Measuring performance is tricky because there is no simplicity to the B2B buying cycle. Buyers take a meandering and often broken road to buying your solution. Referrals, online research, attending that webinar, having a conversation at an event, it’s all attributive and each of these little touches plays into the influence that leads ultimately to a purchasing decision.

Revenue attribution is the latest buzz now that marketers have, by hook or by crook, claimed a seat at the ‘revenue table.’ In fact, I can rarely have a conversation with a marketer without the subject coming up… incessantly so. U-shaped, W-shaped, first, last touch… I’m tired just thinking about it. And I get it, understanding what efforts lead to success is very important and often complex. Hell, it’s a big part of what we do at LeadMD because proper attribution goes a long way in helping us (and our clients) prove value and increase revenue predictably.

Attribution, the secret?

But I have to tell you something about attribution that you probably don’t want to hear: The reality is that, as cool as it sounds to say in a conference room while you’re going through your detailed reporting… your CEO doesn’t really give a sh*t about campaign attribution. Truth.

Here’s the issue. Your CEO wants to be able to make great decisions about where to invest in the business – it’s his/her butt on the line. But they want to do so based on fundamentally accurate data. And the vast majority of the marketers eagerly waxing poetically about campaign attribution have faulty data. I would normally say that it’s hard to accept that fact, but not only is it true but almost everyone freely admits it.
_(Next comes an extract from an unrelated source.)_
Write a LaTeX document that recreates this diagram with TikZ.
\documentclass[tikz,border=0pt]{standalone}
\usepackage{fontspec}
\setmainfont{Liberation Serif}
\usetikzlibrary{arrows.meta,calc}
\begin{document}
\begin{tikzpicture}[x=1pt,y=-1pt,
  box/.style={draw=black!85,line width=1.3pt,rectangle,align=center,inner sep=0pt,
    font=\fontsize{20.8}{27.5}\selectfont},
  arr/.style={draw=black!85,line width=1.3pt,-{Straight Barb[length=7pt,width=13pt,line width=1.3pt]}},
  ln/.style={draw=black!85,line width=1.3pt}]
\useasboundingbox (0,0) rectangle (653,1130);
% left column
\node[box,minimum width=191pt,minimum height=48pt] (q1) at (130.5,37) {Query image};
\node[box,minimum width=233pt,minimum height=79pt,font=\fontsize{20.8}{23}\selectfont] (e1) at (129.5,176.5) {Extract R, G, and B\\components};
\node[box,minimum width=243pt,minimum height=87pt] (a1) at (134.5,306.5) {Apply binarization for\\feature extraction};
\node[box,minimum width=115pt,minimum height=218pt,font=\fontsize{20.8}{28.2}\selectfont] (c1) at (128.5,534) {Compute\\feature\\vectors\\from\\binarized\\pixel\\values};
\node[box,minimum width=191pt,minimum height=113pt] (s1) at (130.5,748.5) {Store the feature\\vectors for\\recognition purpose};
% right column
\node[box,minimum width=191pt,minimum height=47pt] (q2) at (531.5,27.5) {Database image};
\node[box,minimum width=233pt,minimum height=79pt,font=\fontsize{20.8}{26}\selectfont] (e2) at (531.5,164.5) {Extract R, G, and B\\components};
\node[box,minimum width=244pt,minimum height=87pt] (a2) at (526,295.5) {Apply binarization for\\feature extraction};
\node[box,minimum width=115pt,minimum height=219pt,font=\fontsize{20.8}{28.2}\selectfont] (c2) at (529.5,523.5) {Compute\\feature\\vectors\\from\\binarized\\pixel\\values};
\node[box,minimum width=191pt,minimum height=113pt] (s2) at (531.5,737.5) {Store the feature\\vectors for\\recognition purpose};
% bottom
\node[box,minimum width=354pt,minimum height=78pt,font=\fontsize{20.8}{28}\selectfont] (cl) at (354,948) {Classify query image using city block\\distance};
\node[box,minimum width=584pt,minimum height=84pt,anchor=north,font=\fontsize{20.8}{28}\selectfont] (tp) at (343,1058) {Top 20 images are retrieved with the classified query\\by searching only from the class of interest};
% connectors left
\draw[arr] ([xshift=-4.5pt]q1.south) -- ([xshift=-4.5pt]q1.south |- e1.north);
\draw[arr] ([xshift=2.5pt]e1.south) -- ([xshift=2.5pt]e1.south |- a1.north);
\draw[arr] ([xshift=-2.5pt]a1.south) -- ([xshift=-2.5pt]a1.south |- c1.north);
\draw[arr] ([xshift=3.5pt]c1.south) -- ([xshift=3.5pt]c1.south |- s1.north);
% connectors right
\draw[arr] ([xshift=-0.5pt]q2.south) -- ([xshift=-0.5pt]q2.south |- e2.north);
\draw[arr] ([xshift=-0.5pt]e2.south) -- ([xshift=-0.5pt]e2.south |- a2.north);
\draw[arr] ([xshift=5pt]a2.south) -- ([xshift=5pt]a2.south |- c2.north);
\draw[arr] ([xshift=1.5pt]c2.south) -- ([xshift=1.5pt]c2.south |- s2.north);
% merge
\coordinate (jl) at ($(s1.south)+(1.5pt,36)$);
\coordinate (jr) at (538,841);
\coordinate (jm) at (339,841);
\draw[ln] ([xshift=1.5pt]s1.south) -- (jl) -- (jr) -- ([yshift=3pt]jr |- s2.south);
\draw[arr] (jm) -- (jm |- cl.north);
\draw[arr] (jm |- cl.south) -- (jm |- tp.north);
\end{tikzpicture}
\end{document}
Dirty data is a monster problem in B2B. So, when marketing leaders pull out really complex reports in front of an executive (like those around revenue attribution) and they contain glaring gaps in relation to simple things, like missing lead sources, all he or she will see is that gap.

It’s not fair, but it’s 100% true.

When it comes to good marketing, your entire system has to be built on a solid data foundation. If there is one seemingly minor error in the “basics,” the ground gives way to a degree where trust is also eroded. Once trust is gone, nothing else matters. Certainly not a nuanced report with multi-touch attribution models. And yet this scenario is rampant in the marketing tech world, right along with the spends on complex tools that expose these gaps but do nothing to fix it.
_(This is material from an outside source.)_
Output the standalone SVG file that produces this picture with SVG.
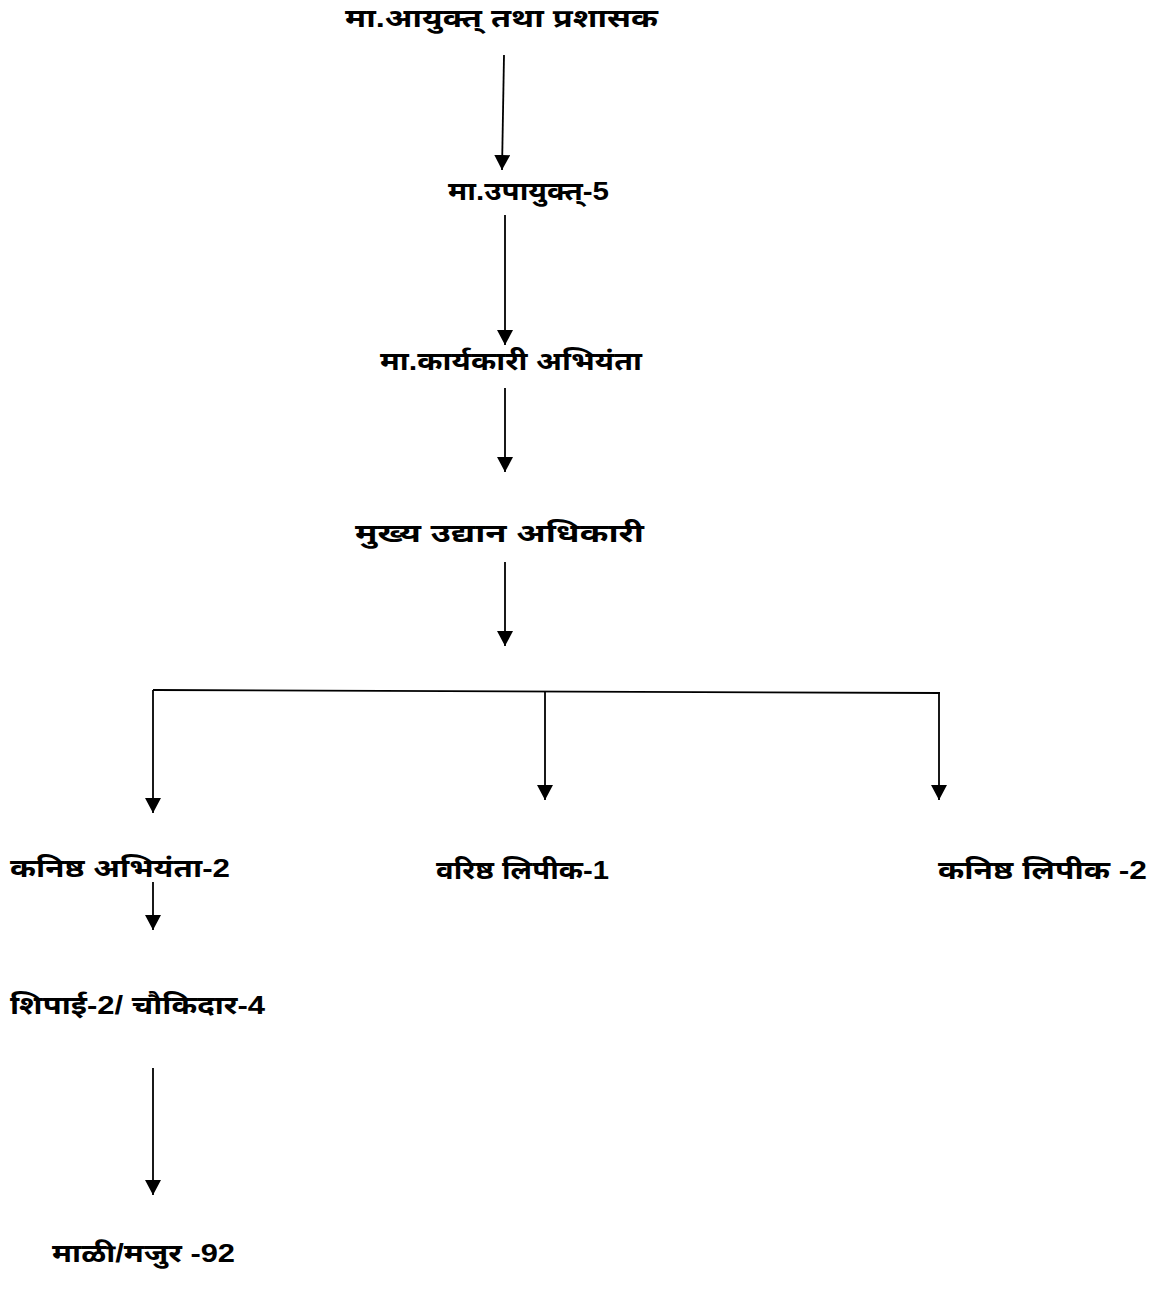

Don’t worry. There’s hope.

If you’ve found yourself in this predicament, you ultimately need to take a step and make sure you’re able to do two things: 1) Prove where your leads come from, categorized by channel and propensity to close business, and 2) Determine which ones are not converting, and try to pin down whether it’s because of a poor nurturing job or simply due to an ineffective channel. If you can get that sorted out, you’re leagues ahead of many of your peers.
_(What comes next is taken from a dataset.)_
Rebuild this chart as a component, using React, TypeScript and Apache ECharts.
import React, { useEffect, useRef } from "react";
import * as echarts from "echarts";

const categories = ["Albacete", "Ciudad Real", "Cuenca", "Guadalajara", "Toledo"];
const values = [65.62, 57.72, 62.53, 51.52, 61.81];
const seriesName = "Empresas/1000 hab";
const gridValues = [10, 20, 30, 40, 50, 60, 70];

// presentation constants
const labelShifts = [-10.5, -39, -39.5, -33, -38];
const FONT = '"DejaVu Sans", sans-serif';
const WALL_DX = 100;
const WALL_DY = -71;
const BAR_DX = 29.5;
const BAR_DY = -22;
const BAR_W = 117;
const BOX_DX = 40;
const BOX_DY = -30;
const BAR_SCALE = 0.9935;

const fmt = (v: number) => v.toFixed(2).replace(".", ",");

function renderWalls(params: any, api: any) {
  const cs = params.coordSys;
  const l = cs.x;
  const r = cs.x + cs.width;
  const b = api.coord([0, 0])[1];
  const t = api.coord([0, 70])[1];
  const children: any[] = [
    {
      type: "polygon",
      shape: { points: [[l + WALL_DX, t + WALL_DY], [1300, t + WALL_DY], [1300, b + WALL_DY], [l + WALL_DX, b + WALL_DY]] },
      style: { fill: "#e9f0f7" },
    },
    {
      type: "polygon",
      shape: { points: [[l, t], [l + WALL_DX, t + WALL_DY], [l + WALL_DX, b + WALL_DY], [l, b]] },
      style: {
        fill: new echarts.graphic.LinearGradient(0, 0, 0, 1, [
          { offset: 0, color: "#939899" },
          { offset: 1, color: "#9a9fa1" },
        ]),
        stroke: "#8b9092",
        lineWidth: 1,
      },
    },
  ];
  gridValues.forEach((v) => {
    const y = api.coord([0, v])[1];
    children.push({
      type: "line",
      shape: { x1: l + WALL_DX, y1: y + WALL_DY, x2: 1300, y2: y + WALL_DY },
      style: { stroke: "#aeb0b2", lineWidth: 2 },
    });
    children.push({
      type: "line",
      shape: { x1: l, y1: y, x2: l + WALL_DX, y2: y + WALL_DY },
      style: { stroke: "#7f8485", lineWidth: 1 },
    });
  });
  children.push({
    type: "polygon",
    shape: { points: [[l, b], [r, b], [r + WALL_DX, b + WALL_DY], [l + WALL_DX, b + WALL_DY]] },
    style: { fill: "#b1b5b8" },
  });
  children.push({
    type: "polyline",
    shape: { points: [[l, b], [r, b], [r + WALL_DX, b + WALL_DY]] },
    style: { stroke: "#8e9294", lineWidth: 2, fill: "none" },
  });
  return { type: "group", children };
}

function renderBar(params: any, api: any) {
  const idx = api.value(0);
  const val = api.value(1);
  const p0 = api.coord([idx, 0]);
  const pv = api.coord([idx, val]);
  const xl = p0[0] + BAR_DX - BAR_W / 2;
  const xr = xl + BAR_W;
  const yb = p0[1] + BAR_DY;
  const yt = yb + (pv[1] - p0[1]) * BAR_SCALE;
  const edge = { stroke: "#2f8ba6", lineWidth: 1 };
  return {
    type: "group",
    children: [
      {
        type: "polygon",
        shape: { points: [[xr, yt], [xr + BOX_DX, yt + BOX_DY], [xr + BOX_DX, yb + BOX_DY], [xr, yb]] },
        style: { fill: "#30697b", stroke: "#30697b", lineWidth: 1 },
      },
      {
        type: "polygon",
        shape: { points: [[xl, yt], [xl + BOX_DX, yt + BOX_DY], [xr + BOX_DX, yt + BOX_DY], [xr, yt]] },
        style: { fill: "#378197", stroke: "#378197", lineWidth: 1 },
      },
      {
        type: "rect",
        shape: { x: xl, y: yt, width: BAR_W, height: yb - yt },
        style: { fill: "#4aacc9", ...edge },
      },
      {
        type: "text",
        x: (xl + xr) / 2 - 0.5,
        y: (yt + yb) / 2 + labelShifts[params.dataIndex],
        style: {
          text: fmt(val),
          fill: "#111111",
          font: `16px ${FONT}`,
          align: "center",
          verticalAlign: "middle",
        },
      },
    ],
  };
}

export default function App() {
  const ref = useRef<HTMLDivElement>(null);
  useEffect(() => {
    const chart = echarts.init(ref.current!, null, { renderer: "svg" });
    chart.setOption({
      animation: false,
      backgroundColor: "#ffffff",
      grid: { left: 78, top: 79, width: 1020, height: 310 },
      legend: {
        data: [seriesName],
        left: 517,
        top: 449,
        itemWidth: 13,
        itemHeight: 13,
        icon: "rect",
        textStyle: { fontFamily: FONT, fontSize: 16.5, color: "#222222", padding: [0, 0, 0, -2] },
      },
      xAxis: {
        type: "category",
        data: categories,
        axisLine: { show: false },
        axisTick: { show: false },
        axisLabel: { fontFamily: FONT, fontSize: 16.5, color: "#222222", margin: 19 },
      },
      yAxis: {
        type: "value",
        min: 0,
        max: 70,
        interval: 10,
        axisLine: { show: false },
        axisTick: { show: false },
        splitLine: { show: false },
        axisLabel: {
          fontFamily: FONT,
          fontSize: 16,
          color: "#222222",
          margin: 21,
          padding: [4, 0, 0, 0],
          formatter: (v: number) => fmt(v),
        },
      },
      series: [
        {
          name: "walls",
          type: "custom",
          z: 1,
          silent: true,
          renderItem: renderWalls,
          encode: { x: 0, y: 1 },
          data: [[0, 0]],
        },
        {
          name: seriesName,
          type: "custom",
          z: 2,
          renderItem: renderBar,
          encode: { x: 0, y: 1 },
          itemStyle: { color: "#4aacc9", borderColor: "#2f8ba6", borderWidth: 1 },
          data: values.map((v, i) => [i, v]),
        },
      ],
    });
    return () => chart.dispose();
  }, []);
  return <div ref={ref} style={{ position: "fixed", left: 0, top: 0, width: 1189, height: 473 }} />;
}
Here are a few more steps I recommend for getting away from the dog and pony show for your CEO (which is benefitting no one), and getting back to the basics that should be at the crux of your marketing and sales decisions:

  • Build a really strong foundation. Consider what types of reports you regularly run, and see if you’re missing any of the fundamental ones. Here’s a big hint: Lead source is almost always one of the most incomplete areas of data for even the biggest companies, and it’s also one of the most important. If you’re missing something like that, you need to fix that ASAP. Right now.
  • Be upfront with your CEO. If you’re in a large organization, your CEO might not even have noticed errors in the data because it’s easy for numbers to be manipulated or overlooked the more processes and spreadsheets they’re put through. If you’ve been skimping on an adequate data foundation, get it cleaned up. And then show the results of the improvements to your CEO and explain why it matters that you’ve fixed the problems. If you have a savvy CEO, they’ll appreciate the honesty and give you kudos for building the data blocks in the right way so you can all make smarter decisions.
  • Remember that some points are hard to measure. As I mentioned above, lead sources are usually one of the most forgotten/mishandled data points in marketing – and yet of crucial importance. The lead sources that are equally (if not more) overlooked are referrals and word of mouth recommendations. These offline or ‘hidden’ drivers are almost always the number one lead source for any company, and yet very difficult to properly attribute. If you don’t find a way to make these attributions, you could mistakenly presume a different lead source is responsible for the bulk of your leads (like PPC or one that’s easy to measure). Then you might allocate the lion’s share of your ad budget to PPC – and in doing so, miss the largest lead source for your company. So make sure you don’t have this kind of chink in your armor, or everything else can quickly get thrown askew.
  • Recognize the solution is operations. I know…operations isn’t a sexy topic. Who wants to talk about workflows or managing internal systems when you can instead get fancy and create decks about (wait for it) campaign attribution? But you can’t afford to miss this step. The best thing you can do for operations (and, in turn, for your marketing and sales) is to understand how your leads get into your system. This is where marketing automation delivers it’s least advertised and yet strongest value by far as you’ll need to design dozens, even hundreds of operational campaigns to fill in the gaps normally overlooked by manual entry or hard to enforce process. For instance, if your company gets a referral through a partner over the phone, you need to be able to attach that lead to the partner – and a corresponding campaign – through automation. Your pre-sales and sales teams should not be burdened with this task – the system just has to work. If your operations are sloppy, your data will be too.

As a marketer, this is probably one of your least favorite blog posts to read. However, if you want to claim that seat at the revenue table and keep it, you need to get a grip on your data – at the most fundamental level. Once you handle the basics well, you can move on to the more advanced nuances like attribution. And at that point, your CEO will actually care because she’ll be confident in the information you’ve been given her. Get your data right, and you’ll reap what you’ve sown.